The way to an exit.

November 14, 2008 at 12:47 pm Leave a comment

This is the second part of my notes on Essential Mediatech 2008. The first part was about the startups, this one is about everyone else in what I call “the startup economy” VCs, journalists, M+A lawyers, Patent lawyers, accountants, angels, advisors and software suppliers. As you can guess, the startups were out numbered!

I was surprised at how upbeat people were being (at least initially), with comments like “there is still money out there” and “We did a record number of deals last month”. As the day progressed it became clear that the reality is a lot bleaker, those positive comments were retrospective, ask a forward looking question and the fear came back into their eyes. When pushed, Nic Brisbourne of DFJ basically said that they wouldn’t be investing in anything new until things settled down a bit.

The whole crowd had basically one strategy for dealing with 2009 – try and survive it – in the hope (rather than expectation) that 2010 will be better.

There was some specific advice as to how to survive: “have 18 months of cash in the bank, if you don’t – reduce costs until you do”. “Don’t attempt an exit in 2009”. (Although Doug Richard of Libraryhouse said that the leaked presentation Sequoia gave to their portfolio may be a bluff, to get everyone else to cut back while they take advantage of the situation).

There are possible liferafts in this sea of gloom:

  1. The rise of the ‘purchasing classes’ in India and China was described as ‘inexorable’.
  2. There was a view that in a recession more time would be spent at home, so safe, cheap home entertainment will prosper (online games in particular).
  3.  The trend towards mobile consumption of internet services represents an opportunity for some.

Probably the most interesting part for me (although entirely academic at the moment)  was the panel on Exits and how to achieve them.

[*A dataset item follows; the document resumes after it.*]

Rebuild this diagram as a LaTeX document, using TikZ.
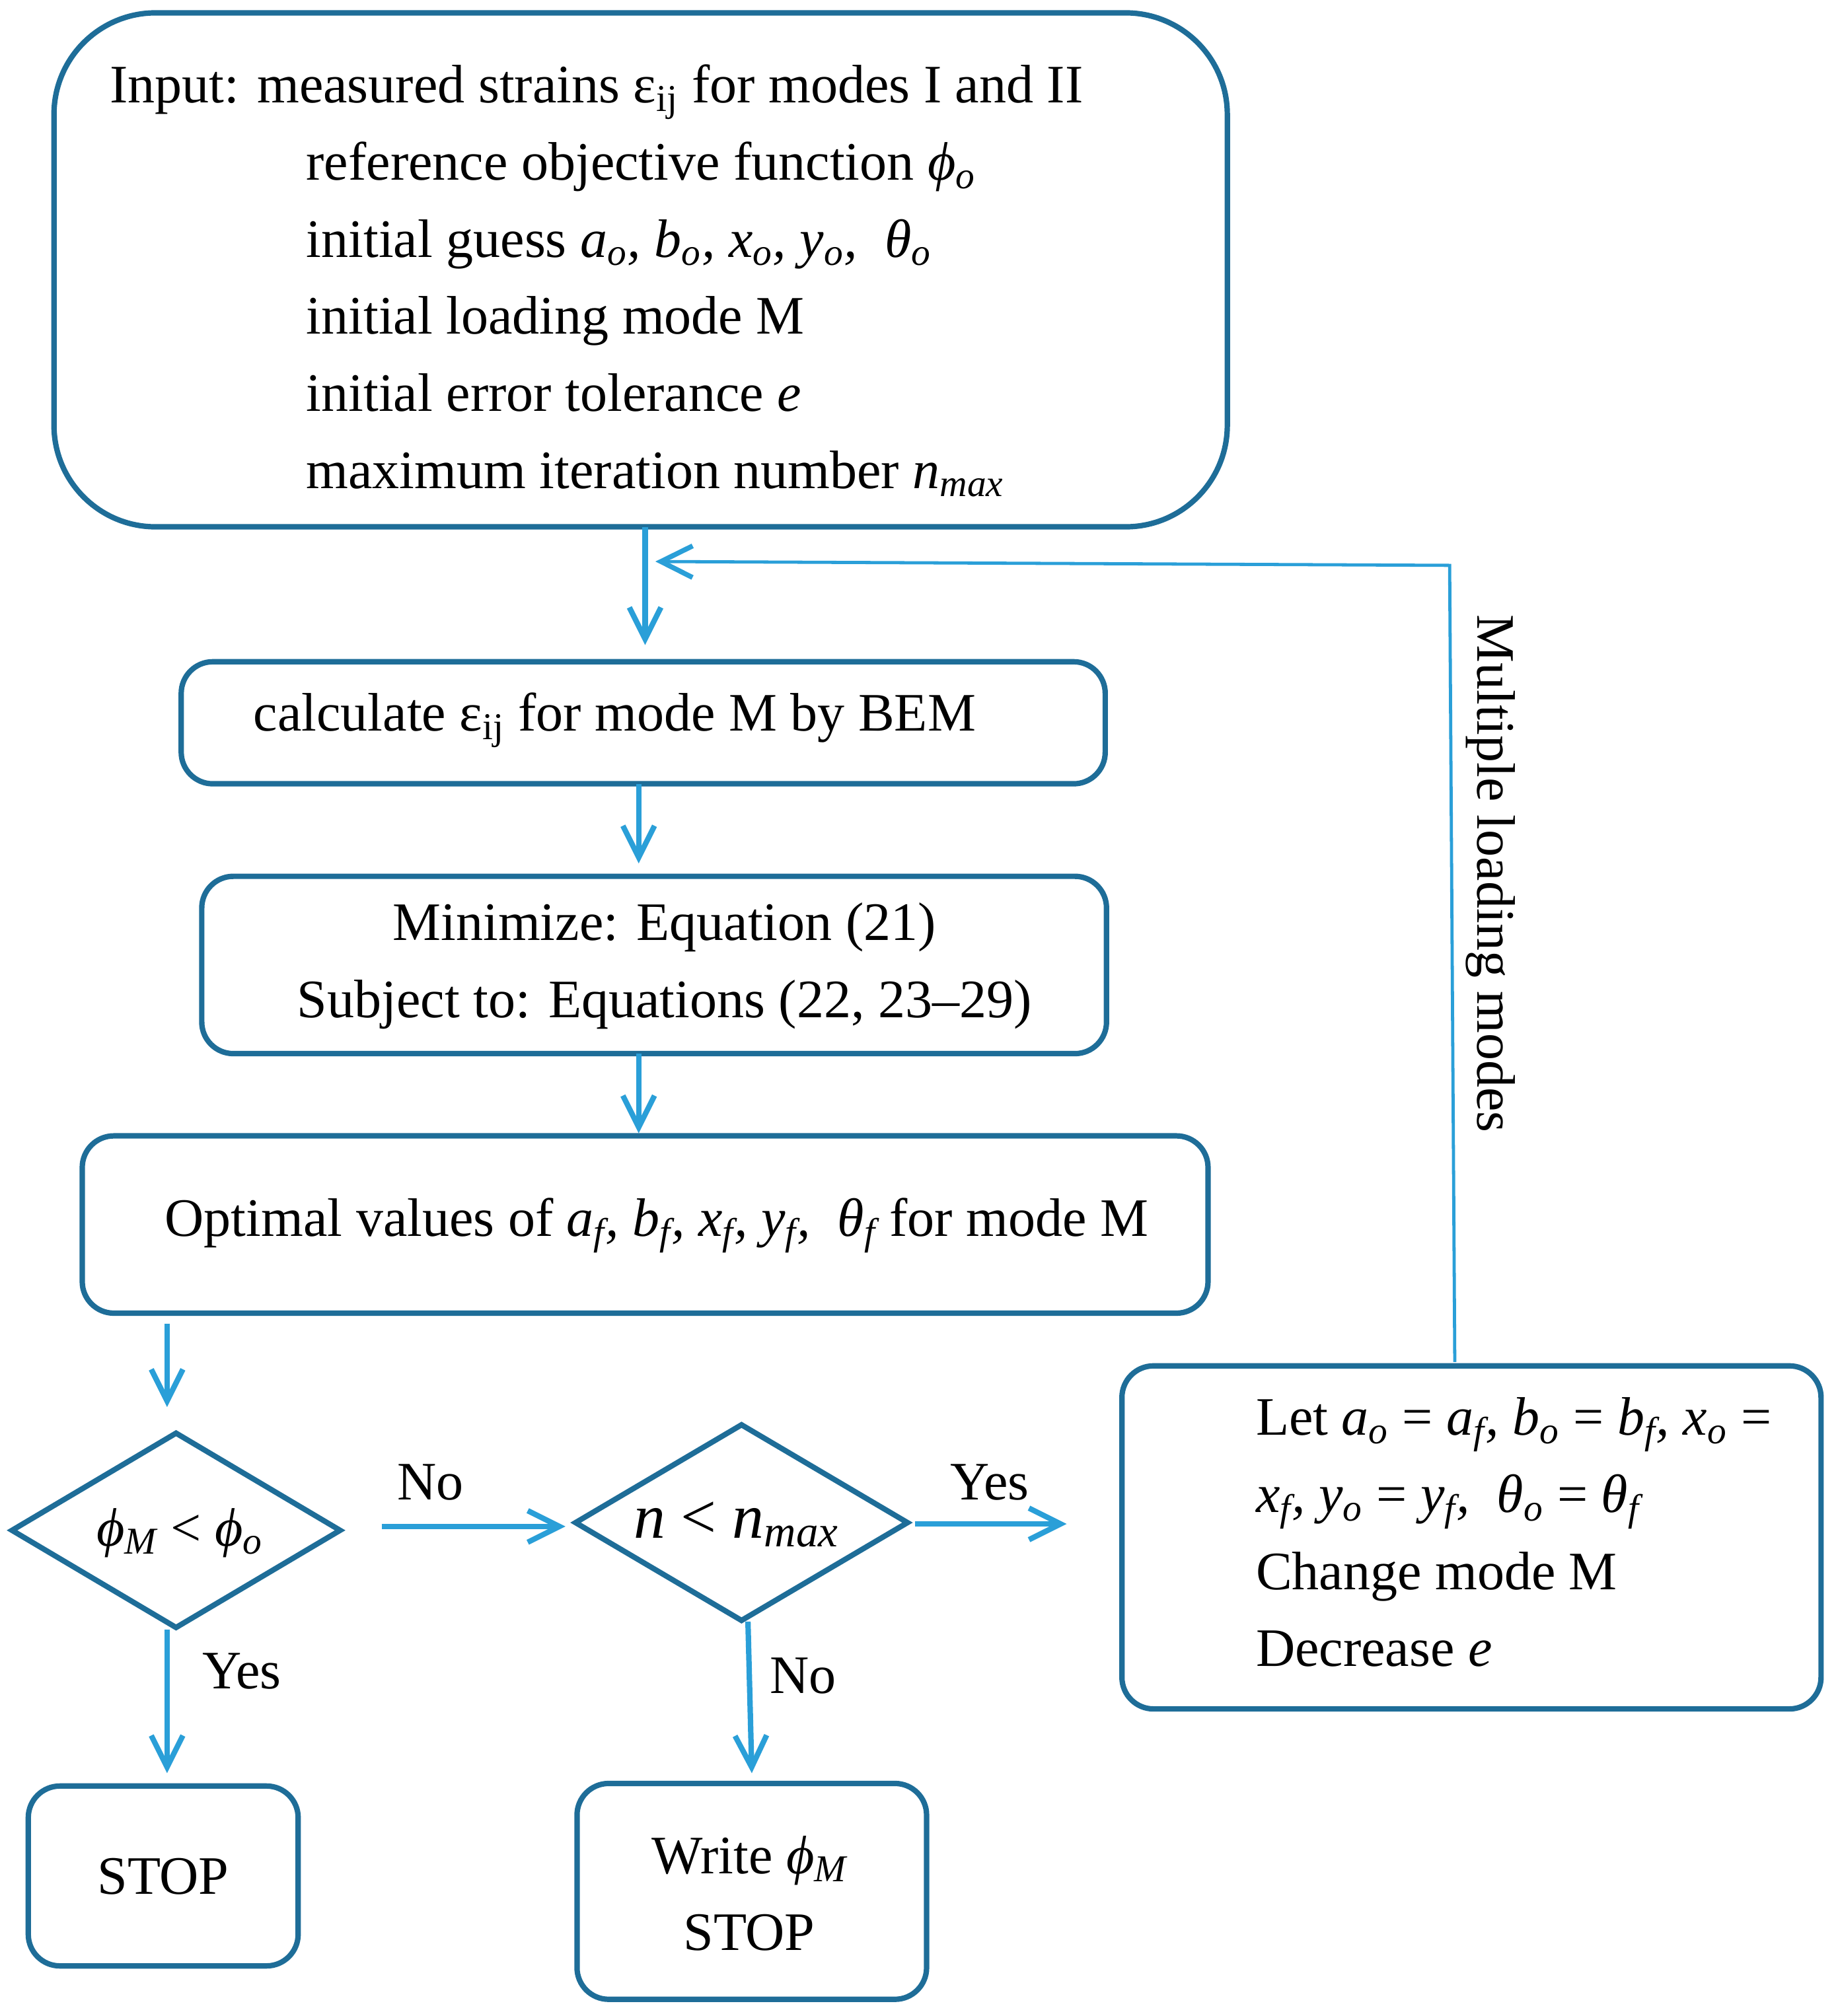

Doug Richard and the panel had some specific advice:

  • Trade sales are the only possible exit at the moment 
  • Most trade sales are to companies you already know
  • So the strength of your partnership list is a good indicator
  • Its all about fitting into the agenda of the purchaser
  • A purchaser is looking for earnings amplification (e.g. if they buy you and introduce you to their customer base, then increase your earnings hugely)
  • Sales are due to a ‘strategic pressure to buy’ on the purchaser
  • Don’t underestimate the extent to which you can shape your business so that it is a better fit for a potential buyer

However statistically activity is already down – 11% in quantity and 22%  in value.

All in all an interesting and well organized day. There are hard times ahead. Indeed the only people who still seemed cheerful by the end of the day were Timo Soininen (Habbo Hotel) and Omar Hamoui (AdMob) both of whom have startups with solid business models in ‘liferaft’ markets.